Kegiatan ini menjadi bagian dari rangkaian Semaan Puisi dan haul sastrawan yang diadakan setiap Sabtu oleh Karang Taruna RW 08 bersama Al-Zastrouw Library. Setiap pekan, mereka mengangkat tema yang berbeda-beda, menggabungkan pembacaan puisi dengan dialog sastra dan refleksi sosial. Acara ini bukan hanya tempat berbagi karya, tetapi juga ruang belajar dan tumbuh bagi generasi muda yang ingin memahami sastra dari sisi yang lebih dalam. Suasana kekeluargaan yang terbangun membuat kegiatan ini terasa lebih dari sekadar diskusi—ia menjadi ruang perjumpaan antara gagasan, perasaan, dan semangat kebersamaan.

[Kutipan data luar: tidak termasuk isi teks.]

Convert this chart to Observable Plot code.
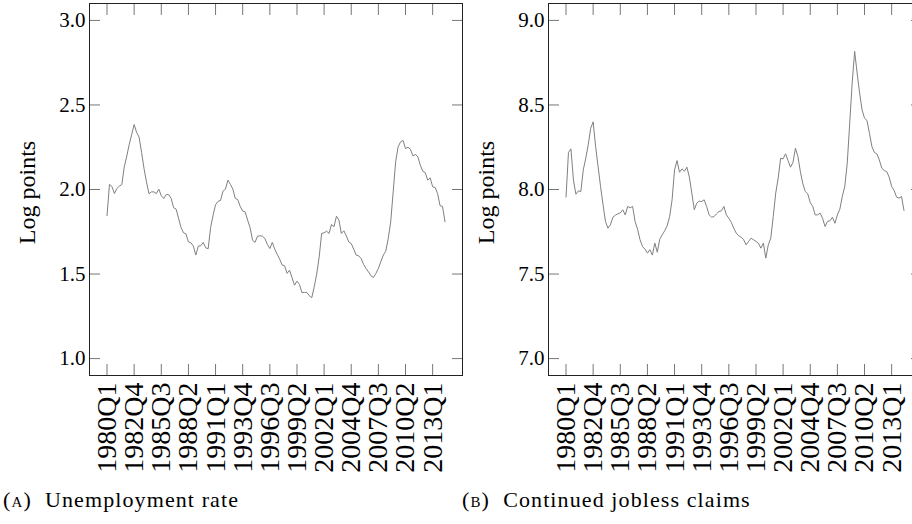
<!DOCTYPE html>
<html>
<head>
<meta charset="utf-8">
<script src="https://cdn.jsdelivr.net/npm/d3@7"></script>
<script src="https://cdn.jsdelivr.net/npm/@observablehq/plot@0.6"></script>
<style>
  html, body { margin: 0; padding: 0; background: #fff; }
  #wrap { position: relative; width: 912px; height: 524px; overflow: hidden; background: #fff; }
  .panel { position: absolute; top: 0; width: 480px; height: 480px; }
  .panel svg { max-width: none !important; }
  .cap { position: absolute; top: 489px; font-family: "Liberation Serif", "DejaVu Serif", "Times New Roman", serif; font-size: 22px; line-height: 22px; letter-spacing: 1.1px; color: #000; white-space: nowrap; }
  .sc { font-variant: small-caps; }
</style>
</head>
<body>
<div id="wrap">
  <div id="pA" class="panel" style="left:0px"></div>
  <div id="pB" class="panel" style="left:459px"></div>
  <div class="cap" style="left:3px">(<span class="sc">a</span>)&nbsp; Unemployment rate</div>
  <div class="cap" style="left:462px">(<span class="sc">b</span>)&nbsp; Continued jobless claims</div>
</div>
<script>
// Quarterly series, first observation 1980Q1
const startQuarter = "1980Q1";
const tickLabels = ["1980Q1","1982Q4","1985Q3","1988Q2","1991Q1","1993Q4","1996Q3","1999Q2","2002Q1","2004Q4","2007Q3","2010Q2","2013Q1"];

// (A) log unemployment rate
const unemployment = [
  1.845,2.030,2.018,1.976,2.006,2.020,2.030,2.134,2.197,2.266,
  2.325,2.384,2.337,2.310,2.220,2.124,2.045,1.975,1.986,1.986,
  1.976,2.002,1.963,1.947,1.970,1.970,1.947,1.892,1.884,1.830,
  1.775,1.744,1.738,1.690,1.685,1.665,1.612,1.665,1.667,1.687,
  1.655,1.650,1.775,1.848,1.910,1.930,1.935,1.990,2.002,2.055,
  2.031,2.002,1.947,1.940,1.900,1.872,1.868,1.819,1.774,1.700,
  1.687,1.724,1.726,1.724,1.710,1.675,1.651,1.687,1.647,1.616,
  1.588,1.553,1.549,1.504,1.523,1.478,1.434,1.458,1.439,1.391,
  1.391,1.391,1.372,1.360,1.425,1.500,1.600,1.740,1.744,1.754,
  1.740,1.793,1.780,1.842,1.819,1.740,1.756,1.726,1.690,1.680,
  1.647,1.612,1.608,1.592,1.557,1.533,1.513,1.490,1.480,1.504,
  1.533,1.573,1.612,1.635,1.710,1.809,1.986,2.164,2.252,2.282,
  2.290,2.242,2.250,2.238,2.199,2.207,2.193,2.144,2.108,2.100,
  2.055,2.069,2.016,2.012,1.976,1.904,1.900,1.809
];

// (B) log continued jobless claims
const claims = [
  7.955,8.219,8.240,8.057,7.972,7.992,7.988,8.116,8.185,8.264,
  8.362,8.400,8.254,8.136,8.018,7.910,7.811,7.771,7.791,7.836,
  7.848,7.856,7.862,7.880,7.850,7.900,7.892,7.900,7.811,7.765,
  7.703,7.663,7.647,7.624,7.644,7.612,7.683,7.629,7.706,7.732,
  7.756,7.785,7.840,7.939,8.116,8.171,8.102,8.122,8.108,8.132,
  8.073,7.978,7.880,7.919,7.931,7.929,7.939,7.900,7.850,7.836,
  7.840,7.856,7.870,7.874,7.900,7.850,7.830,7.805,7.771,7.742,
  7.726,7.718,7.703,7.673,7.693,7.712,7.703,7.693,7.683,7.653,
  7.683,7.594,7.673,7.712,7.840,7.978,8.067,8.185,8.181,8.211,
  8.171,8.132,8.160,8.244,8.195,8.106,8.034,7.988,7.974,7.923,
  7.900,7.850,7.850,7.860,7.830,7.781,7.811,7.815,7.836,7.800,
  7.850,7.884,7.959,8.018,8.155,8.392,8.630,8.817,8.689,8.571,
  8.471,8.422,8.408,8.333,8.254,8.219,8.211,8.175,8.126,8.112,
  8.106,8.073,8.018,7.994,7.955,7.949,7.959,7.876
];

const yTicksA = [1.0, 1.5, 2.0, 2.5, 3.0];
const yTicksB = [7.0, 7.5, 8.0, 8.5, 9.0];
const yLabel = "Log points";

function qIndex(label) {
  const y = +label.slice(0, 4), q = +label.slice(5);
  const y0 = +startQuarter.slice(0, 4), q0 = +startQuarter.slice(5);
  return (y - y0) * 4 + (q - q0);
}
const tickIdx = tickLabels.map(qIndex);
const labelOf = new Map(tickIdx.map((t, k) => [t, tickLabels[k]]));

function panel(values, yTicks) {
  const data = values.map((v, i) => ({i, v}));
  const pad = 7.1;
  const lo = yTicks[0], hi = yTicks[yTicks.length - 1];
  const ypad = (hi - lo) * 0.05;
  const tickColor = "#777";
  return Plot.plot({
    width: 480,
    height: 480,
    marginLeft: 89,
    marginRight: 18,
    marginTop: 3,
    marginBottom: 105,
    style: {fontFamily: "'Liberation Serif', 'DejaVu Serif', 'Times New Roman', serif", color: "#000", background: "transparent", maxWidth: "none"},
    x: {domain: [-pad, values.length - 1 + pad]},
    y: {domain: [lo - ypad, hi + ypad]},
    marks: [
      Plot.line(data, {x: "i", y: "v", stroke: "#808080", strokeWidth: 1}),
      Plot.axisX({anchor: "bottom", ticks: tickIdx, tickSize: -11, stroke: tickColor, tickPadding: 18,
        tickRotate: -90, fontSize: 28, fill: "#000", tickFormat: d => labelOf.get(d), label: null}),
      Plot.axisX({anchor: "top", ticks: tickIdx, tickSize: -11, stroke: tickColor, tickFormat: () => "", label: null}),
      Plot.axisY({anchor: "left", ticks: yTicks, tickSize: -11, stroke: tickColor, tickPadding: 15,
        fontSize: 21, fill: "#000", tickFormat: d3.format(".1f"), label: null}),
      Plot.axisY({anchor: "right", ticks: yTicks, tickSize: -11, stroke: tickColor, tickFormat: () => "", label: null}),
      Plot.text([yLabel], {frameAnchor: "left", dx: -62, dy: 3, rotate: -90, textAnchor: "middle", fontSize: 24, fill: "#000"}),
      Plot.frame({stroke: "#222", strokeWidth: 1})
    ]
  });
}

document.getElementById("pA").append(panel(unemployment, yTicksA));
document.getElementById("pB").append(panel(claims, yTicksB));
</script>
</body>
</html>
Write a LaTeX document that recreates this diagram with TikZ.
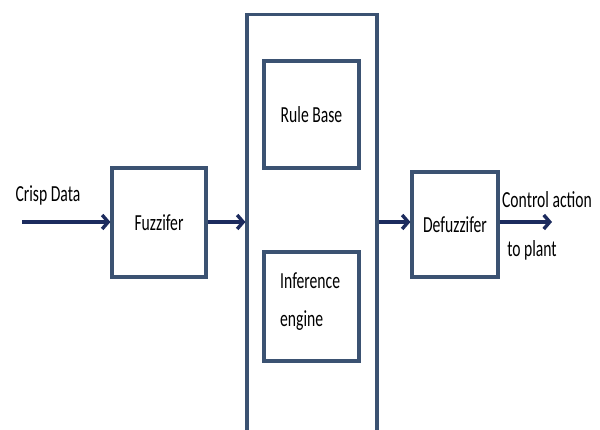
\documentclass[tikz,border=0pt]{standalone}
\usepackage{fontspec}
\setmainfont{Carlito}[FakeStretch=0.68]
\usepackage{xcolor}
\usepackage{tikz}
\usetikzlibrary{arrows.meta,positioning}
\definecolor{Slate}{HTML}{3B5272}
\definecolor{Navy}{HTML}{1C2B5E}

\begin{document}
\begin{tikzpicture}[x=1pt,y=1pt,
    font=\fontsize{23}{28}\selectfont,
    box/.style={draw=Slate,line width=3.2pt,fill=white,inner sep=0pt},
    flow/.style={->,draw=Navy,line width=3.4pt},
    >={Straight Barb[length=6pt,width=14pt]}]
  \clip (0,0) rectangle (600,430);
  \fill[white] (0,0) rectangle (600,430);
  % blocks
  \node[box,minimum width=130pt,minimum height=440pt,anchor=north] (rules) at (312,417) {};
  \node[box,minimum width=94pt,minimum height=109pt] (fuzz) at (159,207.5) {Fuzzifer};
  \node[box,minimum width=95pt,minimum height=107pt] (base) at (311.5,315.5) {Rule Base};
  \node[box,minimum width=95pt,minimum height=109pt] (infer) at (311.5,123.5) {};
  \node[align=left,inner sep=0pt,anchor=west] (inftxt) at (280,128) {Inference\\[10pt]engine};
  \node[box,minimum width=86pt,minimum height=105pt] (defuzz) at (455,205.5) {Defuzzifer};
  % labels
  \node (crisp) at (48,235) {Crisp Data};
  \node (ctrl) at (547,230) {Control action};
  \node (plant) at (532,180) {to plant};
  \coordinate (in) at (22,208);
  \coordinate (out) at (552,208);
  % arrows
  \draw[flow] (in) -- (in -| fuzz.west);
  \draw[flow] (fuzz.east |- in) -- (in -| rules.west);
  \draw[flow] (rules.east |- in) -- (in -| defuzz.west);
  \draw[flow] (defuzz.east |- out) -- (out);
\end{tikzpicture}
\end{document}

Puncak kegiatan ini direncanakan akan digelar pada 28 Oktober 2025 di Makara UI (Universitas Indonesia). Di sana, para peserta semaan puisi dari berbagai pekan akan berkumpul untuk menampilkan hasil refleksi mereka dalam bentuk pembacaan puisi, musik, dan dialog kebudayaan. Kegiatan ini diharapkan menjadi wadah untuk terus menyalakan semangat literasi dan memperkuat hubungan antar generasi dalam dunia sastra Indonesia.

Melalui kegiatan semaan puisi dan diskusi buku seperti ini, Karang Taruna RW 08 bersama Al-Zastrouw Library tidak hanya menjaga tradisi sastra, tetapi juga menghidupkan kembali semangat berpikir dan merenung di tengah kehidupan yang serba cepat. Dari kisah-kisah Arie F. Batubara, para peserta belajar bahwa sastra bukan hanya tentang tulisan, melainkan tentang bagaimana manusia memahami dirinya sendiri di tengah sejarah yang terus berjalan.